Why mastering AI is a training problem
I know, I know, you’ve heard it before, don’t worry about it, it’s just a training problem.
Well, this time it is!
Having trained people to use AI, there is an emerging training gap that some will address, and others will set aside, consisting of three questions:
How do you know if the AI is right?
What to do if the AI gets it wrong.
What did I just learn?
So how do you know if the AI is right?
Again, AI101 states check the result.
But if you have to check for hallucinations, false references, extra arms and legs, incomplete minutes, isn’t that going to waste your time?
And doesn’t that require expert knowledge? And whose knowledge?
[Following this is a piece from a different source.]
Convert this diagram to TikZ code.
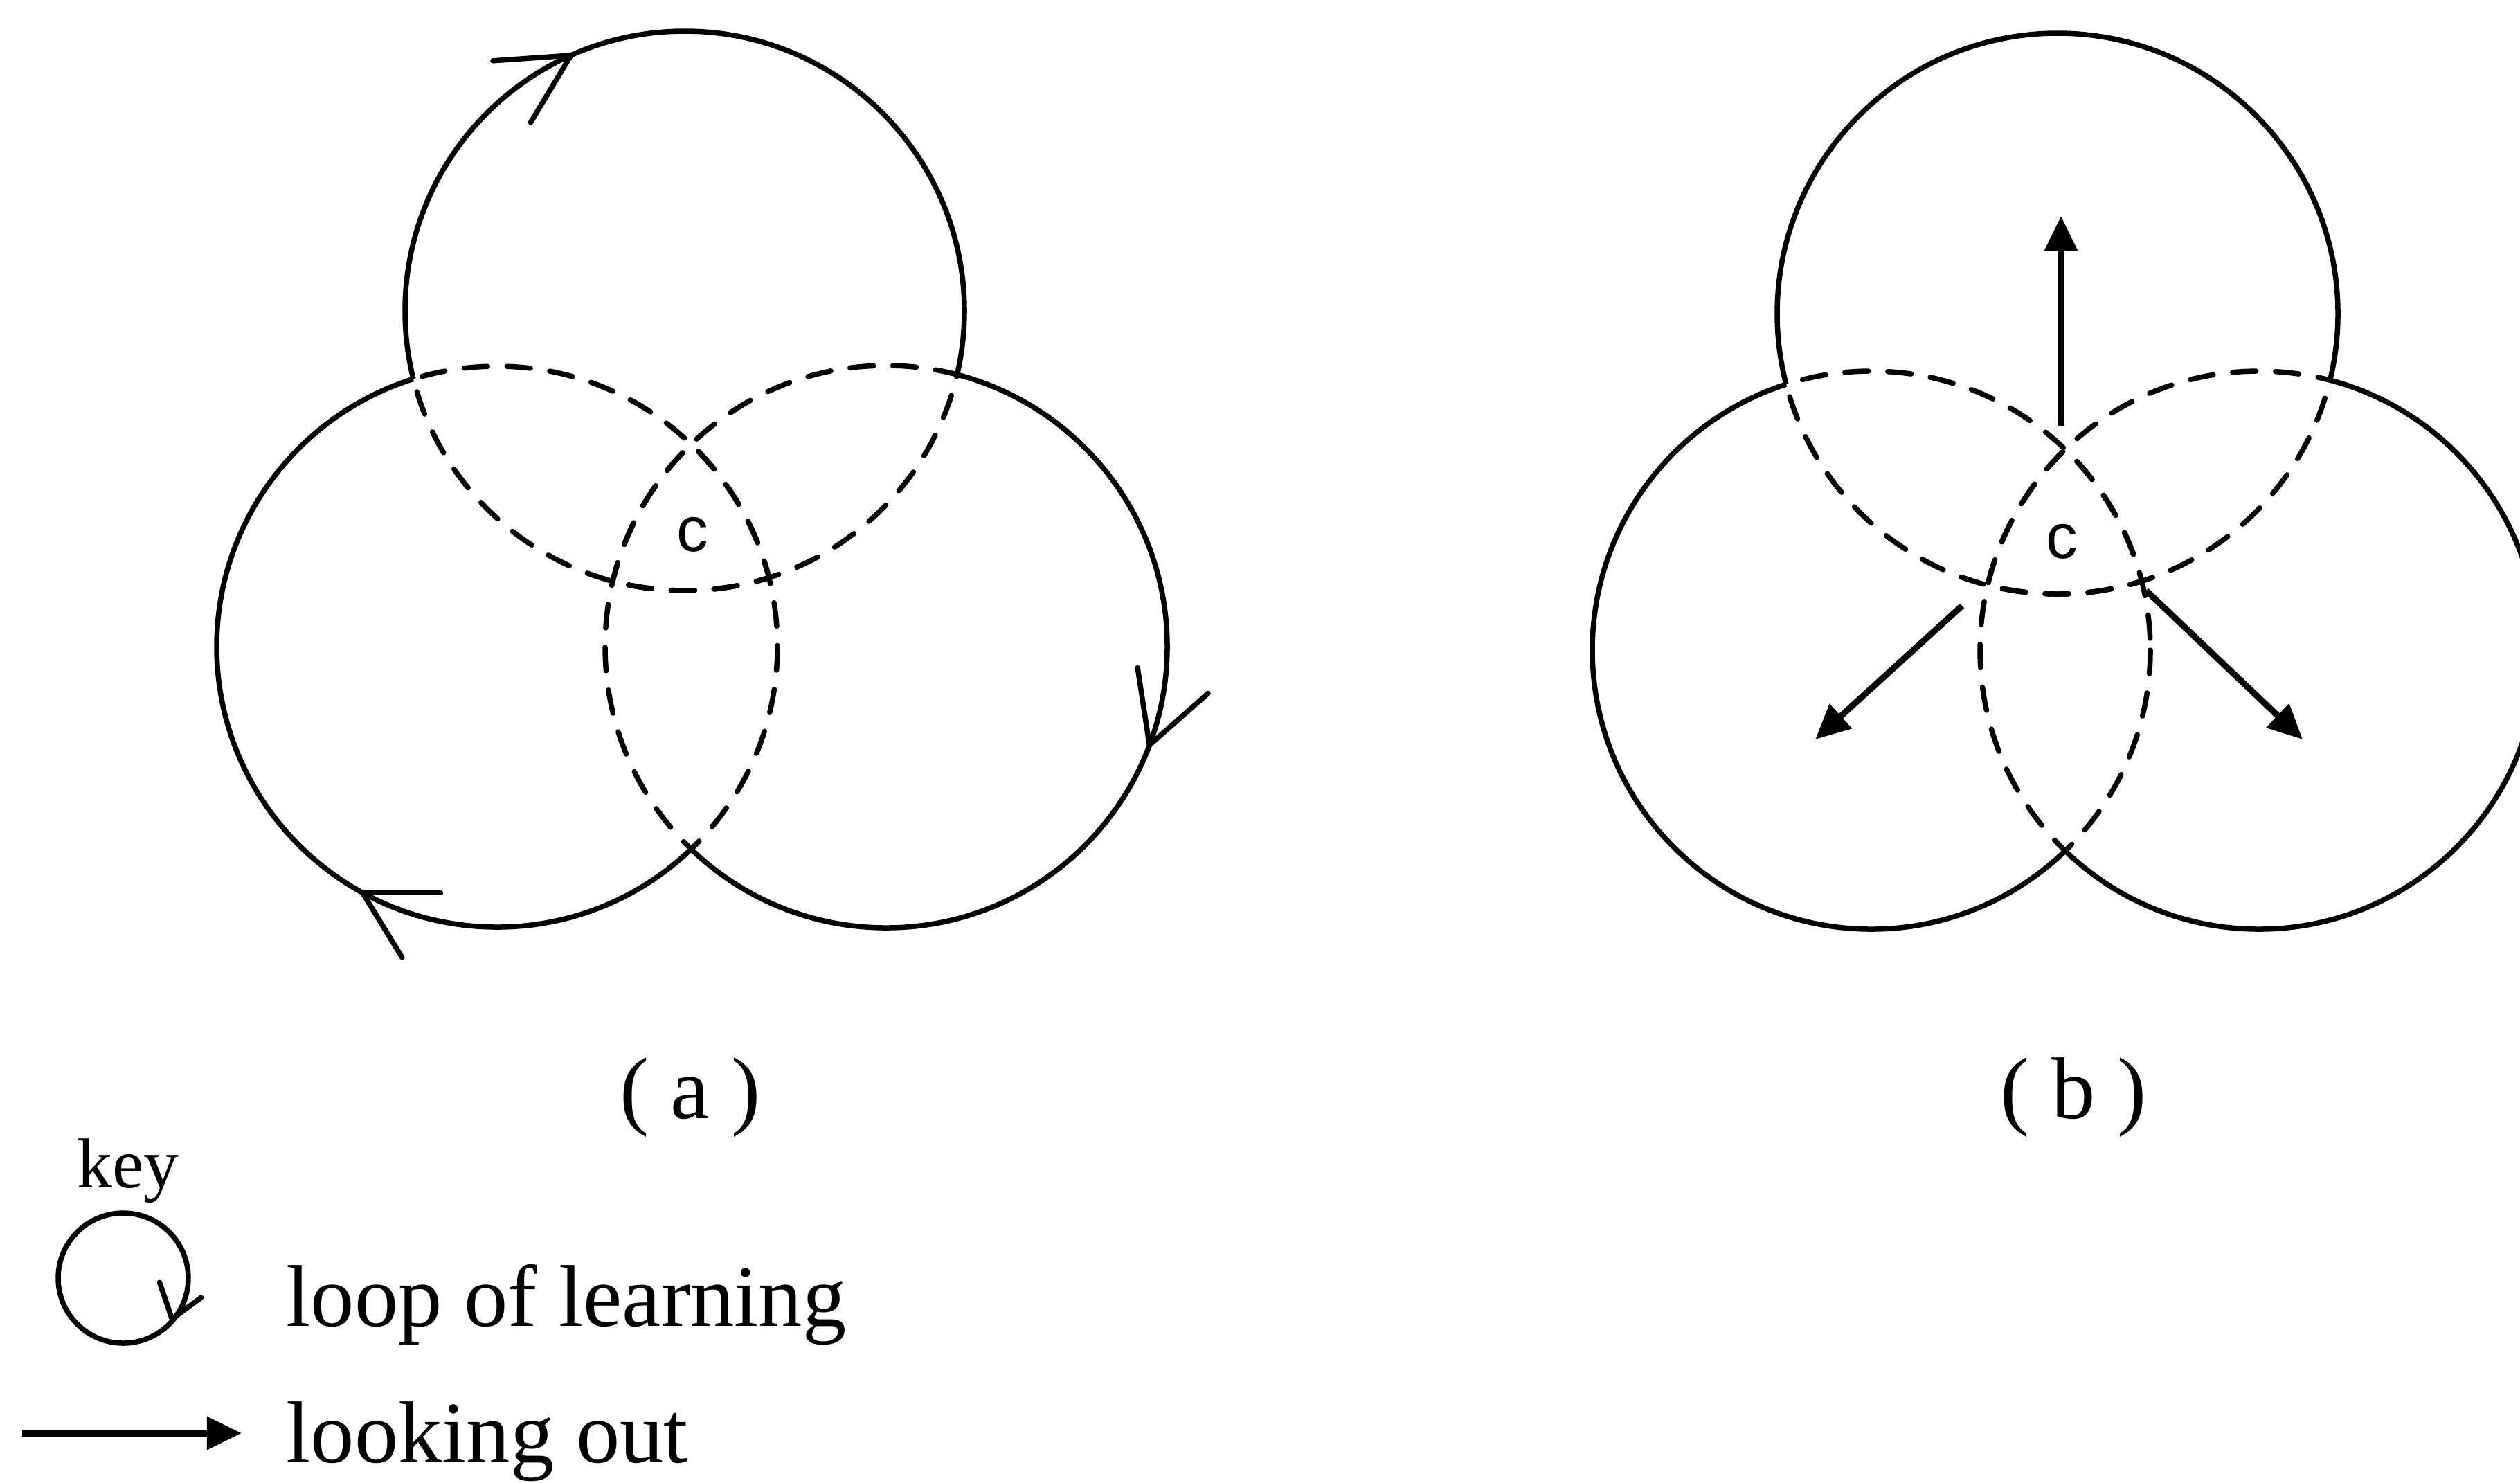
\documentclass[tikz,border=0pt]{standalone}
\usepackage{fontspec}
\setmainfont{Liberation Serif}
\newfontfamily\cfont{Liberation Sans}
\usetikzlibrary{arrows.meta}
\tikzset{
  ring/.style={line width=0.075cm},
  dsh/.style={line width=0.075cm, dash pattern=on 0.34cm off 0.28cm, line cap=round},
  barb/.style={line width=0.075cm, line cap=round},
  outarrow/.style={line width=0.09cm, -{Triangle[length=0.5cm,width=0.46cm]}},
  lbl/.style={font=\fontsize{36}{40}\selectfont, inner sep=0pt},
  keylbl/.style={font=\fontsize{29}{32}\selectfont, inner sep=0pt},
  clbl/.style={font=\cfont\fontsize{26}{30}\selectfont, inner sep=0pt},
}
% circle #1 (radius #2): dashed inside circles #3/#4 and #5/#6, solid elsewhere
\newcommand{\partcircle}[6]{%
  \begin{scope}\clip (#3) circle[radius=#4]; \draw[dsh] (#1) circle[radius=#2];\end{scope}
  \begin{scope}\clip (#5) circle[radius=#6]; \draw[dsh] (#1) circle[radius=#2];\end{scope}
  \begin{scope}[even odd rule]
    \clip (-200,-200) -- (-200,2400) -- (3900,2400) -- (3900,-200) -- cycle (#3) circle[radius=#4];
    \clip (-200,-200) -- (-200,2400) -- (3900,2400) -- (3900,-200) -- cycle (#5) circle[radius=#6];
    \draw[ring] (#1) circle[radius=#2];
  \end{scope}}
\begin{document}
\begin{tikzpicture}[x=0.01cm, y=-0.01cm]
\useasboundingbox (0,0) rectangle (3640,2141);

% ---------- panel (a) ----------
\coordinate (TA) at (989,449);
\coordinate (LA) at (718,934);
\coordinate (RA) at (1280,934);
\partcircle{TA}{404}{LA}{405}{RA}{406}
\partcircle{LA}{405}{TA}{404}{RA}{406}
\partcircle{RA}{406}{TA}{404}{LA}{405}

\path (TA) ++(-114:404) coordinate (pa1);
\draw[barb] (pa1) -- ++(176:113);
\draw[barb] (pa1) -- ++(121:113);
\path (RA) ++(20.5:406) coordinate (pa2);
\draw[barb] (pa2) -- ++(261.3:113);
\draw[barb] (pa2) -- ++(318.6:113);
\path (LA) ++(118.7:405) coordinate (pa3);
\draw[barb] (pa3) -- ++(0:113);
\draw[barb] (pa3) -- ++(58.5:110);

\node[clbl] (ca) at (1000,772) {c};
\node[lbl, anchor=base] (la) at (997,1615) {( a )};

% ---------- panel (b) ----------
\coordinate (TB) at (2972,453);
\coordinate (LB) at (2703,939);
\coordinate (RB) at (3263,939);
\partcircle{TB}{405}{LB}{403}{RB}{403}
\partcircle{LB}{403}{TB}{405}{RB}{403}
\partcircle{RB}{403}{TB}{405}{LB}{403}

\coordinate (u0) at (2977,615);
\coordinate (u1) at (2977,312);
\coordinate (l0) at (2834,875);
\coordinate (l1) at (2622,1068);
\coordinate (r0) at (3100,853);
\coordinate (r1) at (3326,1068);
\draw[outarrow] (u0) -- (u1);
\draw[outarrow] (l0) -- (l1);
\draw[outarrow] (r0) -- (r1);

\node[clbl] (cb) at (2978,782) {c};
\node[lbl, anchor=base] (lb) at (2995,1615) {( b )};

% ---------- key ----------
\node[keylbl, anchor=base west] (key) at (111,1715) {key};
\coordinate (KC) at (178,1846);
\draw[ring] (KC) circle[radius=94];
\path (KC) ++(40:92) coordinate (kt);
\draw[barb] (kt) -- ++(-18,-53);
\draw[barb] (kt) -- ++(42,-31);
\node[lbl, anchor=base west] (t1) at (413,1915) {loop of learning};

\coordinate (k0) at (32,2070);
\coordinate (k1) at (349,2070);
\draw[outarrow] (k0) -- (k1);
\node[lbl, anchor=base west] (t2) at (413,2112) {looking out};
\end{tikzpicture}
\end{document}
Yours.
And expert, or not you’ll need critical thinking skills when dealing with AI. Same as searching Google or discerning fake news. Although with AI the consequences are greater.
And what do you do if AI gets it wrong.
Seriously wrong.
Yes, AI101 recommends change the prompt which works for simple requests. But if you ask AI to do a complex task and it fails, where did it go wrong? Nobody can say.
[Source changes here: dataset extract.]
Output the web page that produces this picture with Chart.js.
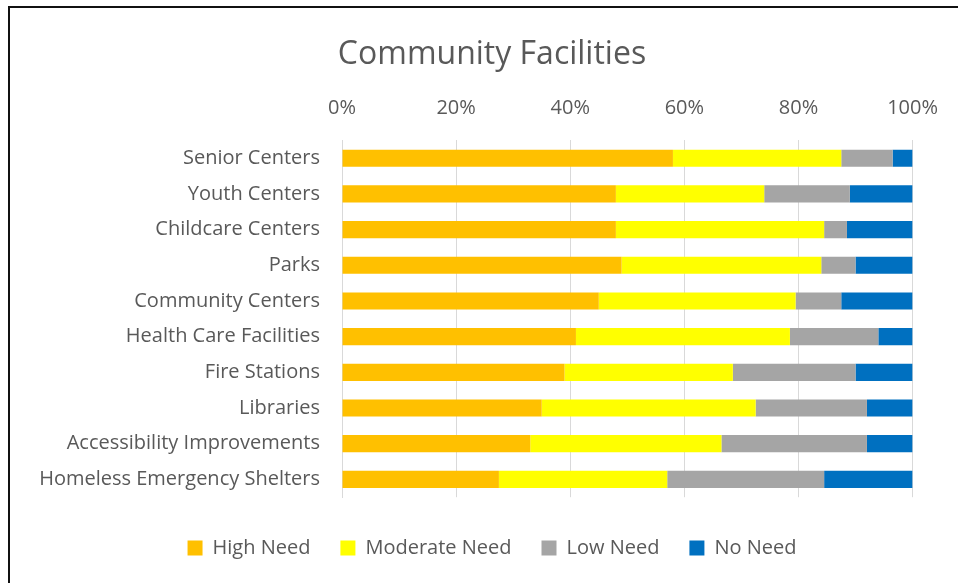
<!DOCTYPE html>
<html>
<head>
<meta charset="utf-8">
<script src="https://cdn.jsdelivr.net/npm/chart.js@4/dist/chart.umd.min.js"></script>
<style>
  body { margin: 0; background: #fff; }
  #wrap { position: relative; width: 958px; height: 583px; overflow: hidden; }
  #frame { position: absolute; left: 8px; top: 6px; width: 1000px; height: 700px;
           border-top: 2px solid #111; border-left: 2px solid #111; }
  canvas { position: absolute; left: 0; top: 0; }
</style>
</head>
<body>
<div id="wrap">
  <div id="frame"></div>
  <canvas id="needChart" width="958" height="583"></canvas>
</div>
<script>
// facilities, top to bottom
const facilities = [
  'Senior Centers', 'Youth Centers', 'Childcare Centers', 'Parks', 'Community Centers',
  'Health Care Facilities', 'Fire Stations', 'Libraries', 'Accessibility Improvements',
  'Homeless Emergency Shelters'
];
// share of answers (%) per facility
const highNeed     = [58, 48, 48, 49, 45, 41, 39, 35, 33, 27.5];
const moderateNeed = [29.5, 26, 36.5, 35, 34.5, 37.5, 29.5, 37.5, 33.5, 29.5];
const lowNeed      = [9, 15, 4, 6, 8, 15.5, 21.5, 19.5, 25.5, 27.5];
const noNeed       = [3.5, 11, 11.5, 10, 12.5, 6, 10, 8, 8, 15.5];
const percentTicks = [0, 20, 40, 60, 80, 100];

const textGrey = '#595959';
const ctx = document.getElementById('needChart').getContext('2d');

// Excel centres title and legend on the whole chart, not on the plot
const recentre = {
  id: 'recentre',
  afterLayout(chart) {
    [chart.titleBlock, chart.legend].forEach(b => {
      if (!b) return;
      b.left = 26;
      b.right = 958;
      b.width = 932;
    });
  }
};

new Chart(ctx, {
  type: 'bar',
  data: {
    labels: facilities,
    datasets: [
      { label: 'High Need', data: highNeed, backgroundColor: '#FFC000' },
      { label: 'Moderate Need', data: moderateNeed, backgroundColor: '#FFFF00' },
      { label: 'Low Need', data: lowNeed, backgroundColor: '#A5A5A5' },
      { label: 'No Need', data: noNeed, backgroundColor: '#0070C0' }
    ]
  },
  options: {
    indexAxis: 'y',
    responsive: false,
    animation: false,
    devicePixelRatio: 1,
    barPercentage: 0.48,
    categoryPercentage: 1,
    layout: { padding: { left: 12, right: 42, top: 0, bottom: 15 } },
    scales: {
      x: {
        position: 'top',
        stacked: true,
        min: 0,
        max: 100,
        afterBuildTicks: s => { s.ticks = percentTicks.map(v => ({ value: v })); },
        ticks: {
          color: textGrey,
          font: { family: 'Open Sans', size: 20 },
          padding: 20,
          callback: v => v + '%'
        },
        grid: { color: '#d9d9d9', drawTicks: false },
        border: { display: false }
      },
      y: {
        stacked: true,
        afterFit: s => { s.width = 330; },
        ticks: {
          color: textGrey,
          font: { family: 'Open Sans', size: 20 },
          padding: 14
        },
        grid: { display: false },
        border: { color: '#d9d9d9' }
      }
    },
    plugins: {
      title: {
        display: true,
        text: 'Community Facilities',
        color: textGrey,
        font: { family: 'Open Sans', size: 32, weight: 'normal' },
        padding: { top: 36, bottom: 2 }
      },
      legend: {
        position: 'bottom',
        title: { display: true, text: '', font: { size: 9 }, padding: 0 },
        labels: {
          color: textGrey,
          font: { family: 'Open Sans', size: 20 },
          boxWidth: 15,
          boxHeight: 15,
          padding: 30
        }
      },
      tooltip: { enabled: false }
    }
  },
  plugins: [recentre]
});
</script>
</body>
</html>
How do you investigate AI for instance not being able to combine two documents together using another as reference? Even if you know the manual steps you can’t know exactly what the AI did.
And even knowing what AI was trying to do and then solving requires complex problem-solving skills. And time. Both of which most people lack.
Although people can be trained to work with complexity. Unless the AI admits where it slipped up and why.
And the third problem is an adult learning one: retaining what you’ve learned. Isn’t it better for your long-term knowledge to carry out the unknown task yourself, that way you’ll find out. And you get to retain that knowledge. And then am able to move to the next difficulty. Rather than relying on artificially generated guesswork which may change the next time you enquire. By which time you’ve forgotten what you could’ve learned.
So, use AI. But use it for boring tasks like captions or capturing minutes where you can double check the results quickly and easily.
Or asking questions that you partially know the answer to, such as how to carry out conditional formatting in Excel or using diff in Word? You’ll know if it’s right or wrong. Just follow the prescribed steps.
Or better yet, even asking for a training regime such as asking to create a course for AI which again, if you have the experience and expertise, you can double check.
But don’t assume as most science fiction does that AI is omniscient - that it can solve complex problems. In fact, science fiction often depicts AI as being unable to solve complex problems. Ask HAL: “I’m sorry, Dave, I can’t do that.”
AI is software. AI uses an algorithm.
So, to know the AI is right, you need to learn and be a discerning expert with critical thinking skills.
If the AI gets it wrong, you will need problem-solving and troubleshooting skills.
As well as remembering what you learned: for the next time. Or rather the next more complex problem.
And aren’t these the skills we are using to make sense of this rather messy world that is neither two dimensional nor is black and white. AI or no AI.